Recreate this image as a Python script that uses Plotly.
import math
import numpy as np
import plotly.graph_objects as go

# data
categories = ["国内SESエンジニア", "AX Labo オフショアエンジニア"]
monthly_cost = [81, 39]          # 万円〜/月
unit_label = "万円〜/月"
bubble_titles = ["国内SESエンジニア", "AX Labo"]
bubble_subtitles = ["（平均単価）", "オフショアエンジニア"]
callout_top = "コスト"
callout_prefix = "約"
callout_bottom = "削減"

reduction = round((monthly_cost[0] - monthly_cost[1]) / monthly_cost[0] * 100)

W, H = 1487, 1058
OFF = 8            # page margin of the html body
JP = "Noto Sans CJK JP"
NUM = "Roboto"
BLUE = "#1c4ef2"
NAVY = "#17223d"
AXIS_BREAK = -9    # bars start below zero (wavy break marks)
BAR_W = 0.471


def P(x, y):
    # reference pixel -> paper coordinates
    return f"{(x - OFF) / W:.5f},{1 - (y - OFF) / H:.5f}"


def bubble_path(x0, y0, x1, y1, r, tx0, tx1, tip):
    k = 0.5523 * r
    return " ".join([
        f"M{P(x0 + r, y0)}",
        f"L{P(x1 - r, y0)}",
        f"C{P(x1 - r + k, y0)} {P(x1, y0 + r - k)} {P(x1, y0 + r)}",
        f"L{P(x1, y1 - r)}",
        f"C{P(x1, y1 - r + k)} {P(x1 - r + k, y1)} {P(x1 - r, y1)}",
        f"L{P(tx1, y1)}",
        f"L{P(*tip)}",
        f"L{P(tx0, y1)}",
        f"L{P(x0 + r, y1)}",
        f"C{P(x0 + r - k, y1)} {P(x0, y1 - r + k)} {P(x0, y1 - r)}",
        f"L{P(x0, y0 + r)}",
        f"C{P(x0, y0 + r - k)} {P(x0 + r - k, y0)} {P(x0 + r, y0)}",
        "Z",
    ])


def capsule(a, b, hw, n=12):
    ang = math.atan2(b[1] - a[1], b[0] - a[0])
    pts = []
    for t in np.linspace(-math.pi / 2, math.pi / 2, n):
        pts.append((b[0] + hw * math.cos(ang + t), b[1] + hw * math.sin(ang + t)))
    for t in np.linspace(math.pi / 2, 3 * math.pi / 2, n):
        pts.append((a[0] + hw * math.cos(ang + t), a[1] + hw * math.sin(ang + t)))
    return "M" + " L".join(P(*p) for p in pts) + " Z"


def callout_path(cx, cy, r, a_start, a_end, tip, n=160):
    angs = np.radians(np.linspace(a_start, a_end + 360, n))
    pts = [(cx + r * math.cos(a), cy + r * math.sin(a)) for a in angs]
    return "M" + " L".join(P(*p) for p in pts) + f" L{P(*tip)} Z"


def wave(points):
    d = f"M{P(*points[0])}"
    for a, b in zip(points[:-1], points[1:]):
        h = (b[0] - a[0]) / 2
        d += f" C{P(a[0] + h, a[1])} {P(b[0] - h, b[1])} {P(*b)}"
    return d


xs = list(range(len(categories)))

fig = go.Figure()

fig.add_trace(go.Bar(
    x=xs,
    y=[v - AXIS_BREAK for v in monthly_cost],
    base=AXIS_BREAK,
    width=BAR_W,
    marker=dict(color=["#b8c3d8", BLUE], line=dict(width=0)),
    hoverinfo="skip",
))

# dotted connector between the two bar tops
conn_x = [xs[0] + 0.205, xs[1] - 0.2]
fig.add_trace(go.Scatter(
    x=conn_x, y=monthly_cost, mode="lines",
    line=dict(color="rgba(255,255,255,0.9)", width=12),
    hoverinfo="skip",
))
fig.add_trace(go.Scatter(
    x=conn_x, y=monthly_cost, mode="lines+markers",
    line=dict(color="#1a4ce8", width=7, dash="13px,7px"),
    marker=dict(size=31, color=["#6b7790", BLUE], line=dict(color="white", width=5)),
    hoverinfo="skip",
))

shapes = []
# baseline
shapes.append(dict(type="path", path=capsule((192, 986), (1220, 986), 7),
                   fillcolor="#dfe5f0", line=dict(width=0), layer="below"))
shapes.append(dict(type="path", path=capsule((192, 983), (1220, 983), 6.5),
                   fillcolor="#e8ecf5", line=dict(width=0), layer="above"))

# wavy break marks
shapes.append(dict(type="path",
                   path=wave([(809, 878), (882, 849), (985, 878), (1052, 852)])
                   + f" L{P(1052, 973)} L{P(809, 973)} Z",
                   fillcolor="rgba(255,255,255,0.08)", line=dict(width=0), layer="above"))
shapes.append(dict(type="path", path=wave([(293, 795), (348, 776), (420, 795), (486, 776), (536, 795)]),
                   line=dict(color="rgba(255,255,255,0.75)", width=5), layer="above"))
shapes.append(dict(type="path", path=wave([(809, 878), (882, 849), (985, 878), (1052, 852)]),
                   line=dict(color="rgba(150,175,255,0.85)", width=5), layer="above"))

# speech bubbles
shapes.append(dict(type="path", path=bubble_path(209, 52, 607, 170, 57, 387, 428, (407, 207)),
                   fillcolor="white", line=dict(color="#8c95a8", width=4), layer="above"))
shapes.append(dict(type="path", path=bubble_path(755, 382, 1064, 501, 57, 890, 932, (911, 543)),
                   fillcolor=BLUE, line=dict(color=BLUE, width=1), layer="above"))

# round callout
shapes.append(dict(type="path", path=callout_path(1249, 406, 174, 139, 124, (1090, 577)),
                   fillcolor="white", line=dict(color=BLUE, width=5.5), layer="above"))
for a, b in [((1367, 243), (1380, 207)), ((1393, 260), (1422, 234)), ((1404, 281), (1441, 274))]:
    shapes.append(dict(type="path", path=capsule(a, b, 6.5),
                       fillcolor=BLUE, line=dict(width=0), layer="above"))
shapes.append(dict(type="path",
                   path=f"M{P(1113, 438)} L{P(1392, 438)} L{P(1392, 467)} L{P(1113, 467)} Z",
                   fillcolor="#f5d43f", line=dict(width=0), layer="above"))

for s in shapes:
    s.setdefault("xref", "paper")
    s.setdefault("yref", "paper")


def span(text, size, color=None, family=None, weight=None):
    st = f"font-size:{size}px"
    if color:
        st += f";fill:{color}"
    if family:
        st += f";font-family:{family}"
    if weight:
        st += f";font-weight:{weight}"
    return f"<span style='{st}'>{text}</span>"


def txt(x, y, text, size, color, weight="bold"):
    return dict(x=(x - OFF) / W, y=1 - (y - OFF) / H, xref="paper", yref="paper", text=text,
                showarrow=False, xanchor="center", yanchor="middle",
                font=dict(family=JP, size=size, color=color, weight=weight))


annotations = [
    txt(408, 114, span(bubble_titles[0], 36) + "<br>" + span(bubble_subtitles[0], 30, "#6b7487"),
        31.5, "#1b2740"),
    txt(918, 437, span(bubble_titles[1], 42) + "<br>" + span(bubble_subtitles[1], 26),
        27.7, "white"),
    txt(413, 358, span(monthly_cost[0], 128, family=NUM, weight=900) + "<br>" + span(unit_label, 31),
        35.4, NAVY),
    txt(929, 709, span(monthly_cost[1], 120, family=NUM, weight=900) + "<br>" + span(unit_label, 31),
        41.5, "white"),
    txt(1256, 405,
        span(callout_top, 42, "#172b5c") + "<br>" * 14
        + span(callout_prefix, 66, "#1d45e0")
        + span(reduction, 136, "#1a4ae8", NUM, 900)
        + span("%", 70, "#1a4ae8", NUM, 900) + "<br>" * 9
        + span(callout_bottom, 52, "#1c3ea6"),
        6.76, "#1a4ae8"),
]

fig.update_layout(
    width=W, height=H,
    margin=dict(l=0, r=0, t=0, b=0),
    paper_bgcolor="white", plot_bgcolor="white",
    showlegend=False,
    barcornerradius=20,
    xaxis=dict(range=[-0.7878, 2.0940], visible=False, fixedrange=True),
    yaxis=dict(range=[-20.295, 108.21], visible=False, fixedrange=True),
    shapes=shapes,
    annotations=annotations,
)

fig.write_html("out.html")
++++++++
THE TASK: Return nothing but the lines from the start of the listing above through the line containing "import plotly.graph_objects as go", exactly as given.

WRITTEN SOLUTION:
Recreate this image as a Python script that uses Plotly.
import math
import numpy as np
import plotly.graph_objects as go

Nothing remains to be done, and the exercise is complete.